Set task
Output the material word for word. Leave each picture out.

Dataset excerpt
□ □ □

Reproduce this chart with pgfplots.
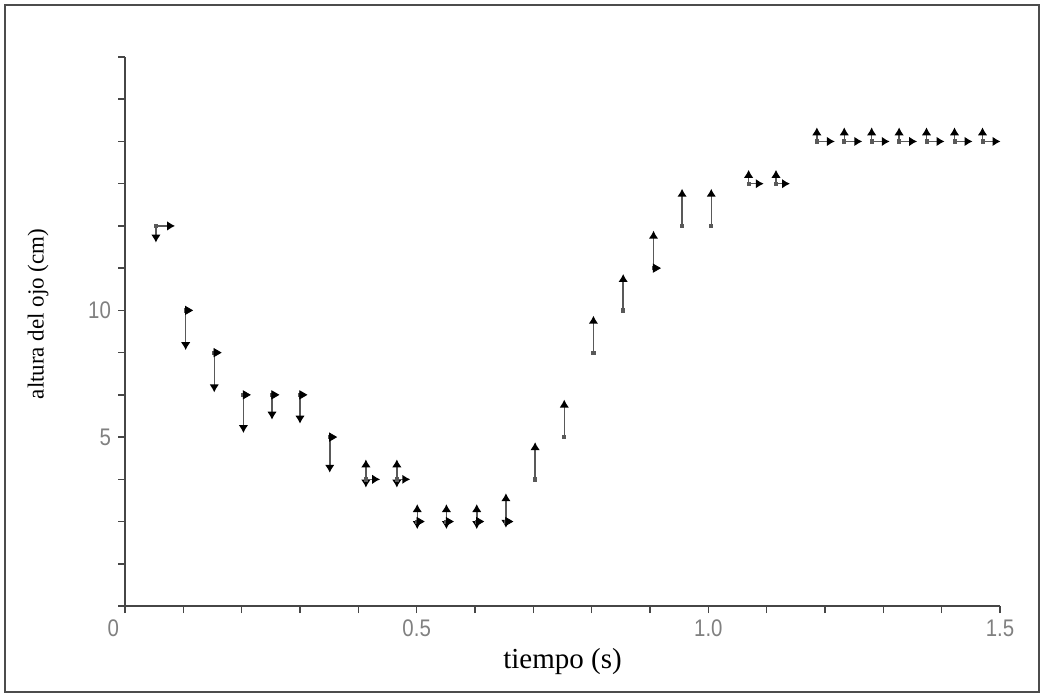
\documentclass[border=0pt]{standalone}
\usepackage{fontspec}
\setmainfont{Liberation Serif}
\newfontfamily\tickfont[FakeStretch=0.85]{Liberation Sans}
\usepackage{pgfplots}
\usepackage{pgfplotstable}
\pgfplotsset{compat=1.18}
\usetikzlibrary{arrows.meta}

% vertical arrows: start point (t,y), change dy
\pgfplotstableread{
t     y       dx  dy
0.053 13.333  0   -0.66
0.104 10.000  0   -1.57
0.153 8.333   0   -1.57
0.203 6.667   0   -1.51
0.252 6.667   0   -0.98
0.300 6.667   0   -1.14
0.351 5.000   0   -1.41
0.413 3.333   0    0.79
0.413 3.333   0   -0.33
0.466 3.333   0    0.79
0.466 3.333   0   -0.33
0.501 1.667   0    0.69
0.501 1.667   0   -0.30
0.551 1.667   0    0.69
0.551 1.667   0   -0.30
0.603 1.667   0    0.69
0.603 1.667   0   -0.30
0.653 1.667   0    1.12
0.653 1.667   0   -0.25
0.703 3.333   0    1.47
0.753 5.000   0    1.48
0.803 8.333   0    1.46
0.854 10.000  0    1.44
0.906 11.667  0    1.48
0.955 13.333  0    1.47
1.005 13.333  0    1.47
1.069 15.000  0    0.55
1.116 15.000  0    0.55
1.186 16.667  0    0.56
1.233 16.667  0    0.56
1.280 16.667  0    0.56
1.327 16.667  0    0.56
1.374 16.667  0    0.56
1.422 16.667  0    0.56
1.470 16.667  0    0.56
}\vertarrows

% horizontal arrows: start point (t,y), change dx
\pgfplotstableread{
t     y       dx      dy
0.053 13.333  0.033   0
0.413 3.333   0.0245  0
0.466 3.333   0.023   0
1.069 15.000  0.026   0
1.116 15.000  0.024   0
1.186 16.667  0.031   0
1.233 16.667  0.031   0
1.280 16.667  0.031   0
1.327 16.667  0.031   0
1.374 16.667  0.031   0
1.422 16.667  0.031   0
1.470 16.667  0.031   0
}\horarrows

% horizontal changes too short for a shaft: head only
\pgfplotstableread{
t     y
0.104 10.000
0.153 8.333
0.203 6.667
0.252 6.667
0.300 6.667
0.351 5.000
0.501 1.667
0.551 1.667
0.603 1.667
0.653 1.667
0.906 11.667
}\shortheads

\begin{document}
\begin{tikzpicture}
\useasboundingbox (0,0) rectangle (521.5pt,349pt);
\draw[gray!60!black, line width=0.8pt] (2.5pt,3pt) rectangle (519.5pt,346.5pt);
\begin{axis}[
  at={(62.5pt,46pt)}, anchor=south west,
  scale only axis, width=437.5pt, height=274.5pt,
  xmin=0, xmax=1.5, ymin=-1.6667, ymax=20,
  axis lines*=left,
  axis line style={gray!55!black, line width=1pt},
  tick style={gray!55!black, line width=0.8pt},
  tick align=outside, major tick length=3.5pt,
  xtick={0,0.1,0.2,0.3,0.4,0.5,0.6,0.7,0.8,0.9,1.0,1.1,1.2,1.3,1.4,1.5},
  xticklabels={\llap{0\kern3pt},,,,,0.5,,,,,1.0,,,,,1.5},
  ytick={-1.6667,0,1.6667,3.3333,5,6.6667,8.3333,10,11.6667,13.3333,15,16.6667,18.3333,20},
  yticklabels={,,,,5,,,10,,,,,,},
  ticklabel style={font=\tickfont\fontsize{12}{13}\selectfont, text=gray},
  xlabel={tiempo (s)}, ylabel={altura del ojo (cm)},
  xlabel style={font=\fontsize{14.5}{16}\selectfont, at={(axis description cs:0.5,-0.102)}, anchor=center},
  ylabel style={font=\fontsize{11.5}{13}\selectfont, at={(axis description cs:-0.0994,0.532)}, anchor=center},
  clip=false,
]
\addplot[only marks, mark=square*, mark size=0.8pt, gray!70!black] table[x=t,y=y] {\vertarrows};
\addplot[no markers, draw=gray!70!black, line width=0.75pt,
  -{Latex[length=4pt,width=4.8pt,color=black]},
  quiver={u=\thisrow{dx}, v=\thisrow{dy}}] table[x=t,y=y] {\vertarrows};
\addplot[no markers, draw=gray!70!black, line width=0.75pt,
  -{Latex[length=4pt,width=4.8pt,color=black]},
  quiver={u=\thisrow{dx}, v=\thisrow{dy}}] table[x=t,y=y] {\horarrows};
\addplot[only marks, mark=triangle*, mark size=2.3pt, black,
  mark options={rotate=-90, fill=black}]
  table[x expr=\thisrow{t}+0.0035, y=y] {\shortheads};
\end{axis}
\end{tikzpicture}
\end{document}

□ □ □

Answer to this exercise
Reproduce this chart with pgfplots.
\documentclass[border=0pt]{standalone}
\usepackage{fontspec}
\setmainfont{Liberation Serif}
\newfontfamily\tickfont[FakeStretch=0.85]{Liberation Sans}
\usepackage{pgfplots}
\usepackage{pgfplotstable}
\pgfplotsset{compat=1.18}
\usetikzlibrary{arrows.meta}

% vertical arrows: start point (t,y), change dy
\pgfplotstableread{
t     y       dx  dy
0.053 13.333  0   -0.66
0.104 10.000  0   -1.57
0.153 8.333   0   -1.57
0.203 6.667   0   -1.51
0.252 6.667   0   -0.98
0.300 6.667   0   -1.14
0.351 5.000   0   -1.41
0.413 3.333   0    0.79
0.413 3.333   0   -0.33
0.466 3.333   0    0.79
0.466 3.333   0   -0.33
0.501 1.667   0    0.69
0.501 1.667   0   -0.30
0.551 1.667   0    0.69
0.551 1.667   0   -0.30
0.603 1.667   0    0.69
0.603 1.667   0   -0.30
0.653 1.667   0    1.12
0.653 1.667   0   -0.25
0.703 3.333   0    1.47
0.753 5.000   0    1.48
0.803 8.333   0    1.46
0.854 10.000  0    1.44
0.906 11.667  0    1.48
0.955 13.333  0    1.47
1.005 13.333  0    1.47
1.069 15.000  0    0.55
1.116 15.000  0    0.55
1.186 16.667  0    0.56
1.233 16.667  0    0.56
1.280 16.667  0    0.56
1.327 16.667  0    0.56
1.374 16.667  0    0.56
1.422 16.667  0    0.56
1.470 16.667  0    0.56
}\vertarrows

% horizontal arrows: start point (t,y), change dx
\pgfplotstableread{
t     y       dx      dy
0.053 13.333  0.033   0
0.413 3.333   0.0245  0
0.466 3.333   0.023   0
1.069 15.000  0.026   0
1.116 15.000  0.024   0
1.186 16.667  0.031   0
1.233 16.667  0.031   0
1.280 16.667  0.031   0
1.327 16.667  0.031   0
1.374 16.667  0.031   0
1.422 16.667  0.031   0
1.470 16.667  0.031   0
}\horarrows

% horizontal changes too short for a shaft: head only
\pgfplotstableread{
t     y
0.104 10.000
0.153 8.333
0.203 6.667
0.252 6.667
0.300 6.667
0.351 5.000
0.501 1.667
0.551 1.667
0.603 1.667
0.653 1.667
0.906 11.667
}\shortheads

\begin{document}
\begin{tikzpicture}
\useasboundingbox (0,0) rectangle (521.5pt,349pt);
\draw[gray!60!black, line width=0.8pt] (2.5pt,3pt) rectangle (519.5pt,346.5pt);
\begin{axis}[
  at={(62.5pt,46pt)}, anchor=south west,
  scale only axis, width=437.5pt, height=274.5pt,
  xmin=0, xmax=1.5, ymin=-1.6667, ymax=20,
  axis lines*=left,
  axis line style={gray!55!black, line width=1pt},
  tick style={gray!55!black, line width=0.8pt},
  tick align=outside, major tick length=3.5pt,
  xtick={0,0.1,0.2,0.3,0.4,0.5,0.6,0.7,0.8,0.9,1.0,1.1,1.2,1.3,1.4,1.5},
  xticklabels={\llap{0\kern3pt},,,,,0.5,,,,,1.0,,,,,1.5},
  ytick={-1.6667,0,1.6667,3.3333,5,6.6667,8.3333,10,11.6667,13.3333,15,16.6667,18.3333,20},
  yticklabels={,,,,5,,,10,,,,,,},
  ticklabel style={font=\tickfont\fontsize{12}{13}\selectfont, text=gray},
  xlabel={tiempo (s)}, ylabel={altura del ojo (cm)},
  xlabel style={font=\fontsize{14.5}{16}\selectfont, at={(axis description cs:0.5,-0.102)}, anchor=center},
  ylabel style={font=\fontsize{11.5}{13}\selectfont, at={(axis description cs:-0.0994,0.532)}, anchor=center},
  clip=false,
]
\addplot[only marks, mark=square*, mark size=0.8pt, gray!70!black] table[x=t,y=y] {\vertarrows};
\addplot[no markers, draw=gray!70!black, line width=0.75pt,
  -{Latex[length=4pt,width=4.8pt,color=black]},
  quiver={u=\thisrow{dx}, v=\thisrow{dy}}] table[x=t,y=y] {\vertarrows};
\addplot[no markers, draw=gray!70!black, line width=0.75pt,
  -{Latex[length=4pt,width=4.8pt,color=black]},
  quiver={u=\thisrow{dx}, v=\thisrow{dy}}] table[x=t,y=y] {\horarrows};
\addplot[only marks, mark=triangle*, mark size=2.3pt, black,
  mark options={rotate=-90, fill=black}]
  table[x expr=\thisrow{t}+0.0035, y=y] {\shortheads};
\end{axis}
\end{tikzpicture}
\end{document}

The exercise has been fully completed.